On the Chinese side, the case is not an anomaly, but rather demonstrates to some extent one of the modus operandi intelligence sources in RFA’s investigation say. As they have expanded their network of informants, one of the most effective techniques has been to seek out people who were born and raised in China, and who now live and have American citizenship. Once identified, they recruit them in different ways: by offering them money, appealing to their national pride, satisfying their vanities or even threatening their families in China. As a result, some informants are sincere believers, others are ordinary people who have found themselves in the middle of an international espionage plot.
According to the information available, Wang perhaps falls more easily into the second category. In RFA’s investigation, with whose reporters Wang spoke openly for hours and hours recounting his encounters with Chinese agents in detail, Wang is portrayed as a vain man who embellished his stories for his own benefit, but not necessarily an experienced secret agent. In addition, there is a hint of his financial reality. At the time of his arrest, he only had a car in his name, but he regularly traveled to China, where he was welcomed by members of Chinese intelligence, who invited him to dinner and gave him gifts.

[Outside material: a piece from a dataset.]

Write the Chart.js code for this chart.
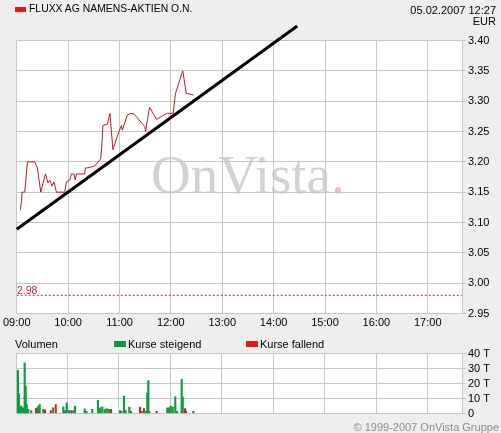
<!DOCTYPE html>
<html lang="de">
<head>
  <meta charset="UTF-8">
  <title>FLUXX AG NAMENS-AKTIEN O.N.</title>

  <script src="https://cdn.jsdelivr.net/npm/chart.js"></script>

  <style>
    html, body { margin: 0; padding: 0; }
    body { width: 501px; height: 433px; background: #eeeeee; position: relative; overflow: hidden;
           font-family: 'Liberation Sans', Arial, sans-serif; font-size: 11px; color: #000; }
    .abs { position: absolute; white-space: nowrap; line-height: 12px; }
    .plotbg { position: absolute; background: #fff; }
    canvas { position: absolute; left: 0; top: 0; }
    .key { position: absolute; }
    #watermark { position: absolute; left: 151px; top: 147px; font-family: 'Liberation Serif', serif;
                 font-size: 55px; line-height: 55px; color: #d2d2d2; white-space: nowrap; }
    #watermark span { color: #f1bccb; }
  </style>
</head>
<body>
  <div id="priceBg" class="plotbg"></div>
  <div id="volBg" class="plotbg"></div>
  <div id="watermark">OnVista<span>.</span></div>

  <canvas id="priceChart" width="501" height="433"></canvas>
  <canvas id="volChart" width="501" height="433"></canvas>

  <div class="key" style="left:15px; top:7px; width:11px; height:5px; background:#e01b1b;"></div>
  <div class="abs" style="left:29px; top:3px; font-size:10.4px;">FLUXX AG NAMENS-AKTIEN O.N.</div>
  <div class="abs" style="right:5px; top:4px;">05.02.2007 12:27</div>
  <div class="abs" style="right:5px; top:15px;">EUR</div>
  <div class="abs" style="left:17px; top:284px; color:#c8283a; font-size:10.5px;">2.98</div>

  <div class="abs" style="left:15px; top:338px;">Volumen</div>
  <div class="key" style="left:114px; top:341px; width:12px; height:6px; background:#129a3e;"></div>
  <div class="abs" style="left:128px; top:338px;">Kurse steigend</div>
  <div class="key" style="left:246px; top:341px; width:12px; height:6px; background:#e01b1b;"></div>
  <div class="abs" style="left:260px; top:338px;">Kurse fallend</div>
  <div class="abs" style="right:2px; top:421px; color:#8c8c8c;">© 1999-2007 OnVista Gruppe</div>

  <script type="text/javascript">
    // minutes after 09:00
    const priceTimes = [4.3, 5.5, 6.2, 9.3, 12.5, 21, 24.1, 28, 33.5, 36.5, 38.5, 41.2, 43.5, 46.3, 56,
      58, 61.8, 63.8, 66.8, 68.4, 69.6, 79.3, 80.1, 82.4, 91, 98, 99.5, 100.6, 105.8, 108.8,
      112.3, 119.3, 122.4, 123.2, 129.1, 132.9, 136.8, 149.6, 150.4, 155.1, 163.2, 175.7, 182.7, 185.4, 193.9,
      197.9, 206.7];
    const priceValues = [3.12, 3.135, 3.15, 3.15, 3.20, 3.20, 3.19, 3.15, 3.18, 3.165, 3.17, 3.16, 3.167, 3.15, 3.15,
      3.167, 3.17, 3.18, 3.18, 3.17, 3.18, 3.18, 3.19, 3.19, 3.193, 3.205, 3.23, 3.26, 3.262, 3.28,
      3.22, 3.25, 3.26, 3.252, 3.277, 3.28, 3.279, 3.258, 3.25, 3.29, 3.27, 3.28, 3.28, 3.313, 3.35,
      3.313, 3.31];

    const trendTimes = [0, 327.6];
    const trendValues = [3.089, 3.424];
    const prevClose = 2.98;

    const volUpTimes = [2.3, 3.5, 4.7, 6.2, 8.2, 10.1, 11.3, 12.5, 14.3, 17.8, 26, 27.6, 31.8, 43.1, 55.2,
      57.1, 59.1, 61.8, 66.8, 68.8, 80.1, 82, 89, 95.6, 97.9, 100.6, 103.4, 105.8, 108.4, 121.3,
      122.8, 125.9, 127.9, 132.1, 134.1, 146.6, 150.4, 153.1, 154.3, 155.4, 176.4, 178.4, 180.4, 182.7, 185.7,
      187.7, 193.2, 194.4, 206.7];
    const volUp = [28700, 13100, 4900, 4900, 3800, 33800, 18200, 6000, 2700, 2000, 4900, 6000, 2700, 3800, 4400,
      2000, 7100, 2000, 2000, 4900, 3100, 1500, 2700, 8700, 3800, 4400, 2700, 3300, 2700, 2000,
      1500, 11600, 2000, 4200, 1500, 1500, 1500, 13800, 22000, 1500, 3800, 3800, 4900, 4200, 11100,
      1500, 22700, 10900, 1500];
    const volDownTimes = [23.3, 24.8, 33.8, 40.5, 46.3, 64.5, 110.8, 144.6, 149.2, 152.4, 164, 197, 198.2];
    const volDown = [3300, 3800, 2500, 2000, 6000, 2000, 2700, 4200, 3300, 1500, 1500, 3300, 1500];

    const dayMinutes = 520;   // 09:00 - 17:40
    const priceTicks = { min: 2.95, max: 3.40, step: 0.05 };
    const volTicks = { min: 0, max: 40000, step: 10000 };

    const pts = (xs, ys) => xs.map((x, i) => ({ x: x, y: ys[i] }));
    const hourLabel = v => String(9 + v / 60).padStart(2, '0') + ':00';

    Chart.defaults.font.family = "'Liberation Sans', Arial, sans-serif";
    Chart.defaults.font.size = 11;
    Chart.defaults.color = '#000';

    const gridColor = '#c6c6c6';

    // white plot area behind the transparent canvas
    const plotBg = {
      id: 'plotBg',
      afterLayout(chart, args, opts) {
        const a = chart.chartArea, el = document.getElementById(opts.el);
        el.style.left = a.left + 'px';
        el.style.top = a.top + 'px';
        el.style.width = (a.right - a.left) + 'px';
        el.style.height = (a.bottom - a.top) + 'px';
      }
    };

    const xAxis = (showLabels, height) => ({
      type: 'linear', min: 0, max: dayMinutes, offset: false,
      grid: { color: gridColor, drawTicks: false, offset: false },
      border: { color: gridColor },
      ticks: { display: showLabels, stepSize: 60, includeBounds: false, padding: 3, maxRotation: 0,
               autoSkip: false, callback: hourLabel },
      afterFit: s => { s.height = height; }
    });

    const yAxis = (range, fmt) => ({
      position: 'right', min: range.min, max: range.max,
      grid: { color: gridColor, tickLength: 4 },
      border: { color: gridColor },
      ticks: { stepSize: range.step, padding: 2, autoSkip: false, callback: fmt },
      afterFit: s => { s.width = 39; }
    });

    new Chart(document.getElementById('priceChart'), {
      type: 'line',
      data: {
        datasets: [
          { data: pts(trendTimes, trendValues), borderColor: '#000', borderWidth: 3, clip: false },
          { data: pts(priceTimes, priceValues), borderColor: '#be1a24', borderWidth: 1 },
          { data: pts([0, dayMinutes], [prevClose, prevClose]), borderColor: '#c8283a', borderWidth: 1,
            borderDash: [2, 2] }
        ]
      },
      options: {
        responsive: false, devicePixelRatio: 1, animation: false,
        layout: { padding: { top: 40.5, left: 16, right: 0, bottom: 0 } },
        elements: { point: { radius: 0 }, line: { tension: 0 } },
        plugins: { legend: { display: false }, tooltip: { enabled: false }, plotBg: { el: 'priceBg' } },
        scales: {
          x: xAxis(true, 119.5),
          y: yAxis(priceTicks, v => v.toFixed(2))
        }
      },
      plugins: [plotBg]
    });

    new Chart(document.getElementById('volChart'), {
      type: 'bar',
      data: {
        datasets: [
          { data: pts(volUpTimes, volUp), backgroundColor: '#129a3e' },
          { data: pts(volDownTimes, volDown), backgroundColor: '#e01b1b' }
        ]
      },
      options: {
        responsive: false, devicePixelRatio: 1, animation: false,
        layout: { padding: { top: 353.5, left: 16, right: 0, bottom: 0 } },
        datasets: { bar: { barThickness: 1.5, grouped: false } },
        plugins: { legend: { display: false }, tooltip: { enabled: false }, plotBg: { el: 'volBg' } },
        scales: {
          x: xAxis(false, 19.5),
          y: yAxis(volTicks, v => v === 0 ? '0' : (v / 1000) + ' T')
        }
      },
      plugins: [plotBg]
    });
  </script>
</body>
</html>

His conviction can hardly be called a decisive operation in the confrontation between the two major powers of the world today. Wang was not a major agent, perhaps not even an agent, just an informant, but under the current rules of the game that is the same as a spy. His lawyer pointed to this outside the courtroom, arguing that his client did not act in “bad faith”. “It is a very broad crime,” he said. “He certainly did not want to hurt anyone. He spent his life fighting the communist regime and life is complicated.”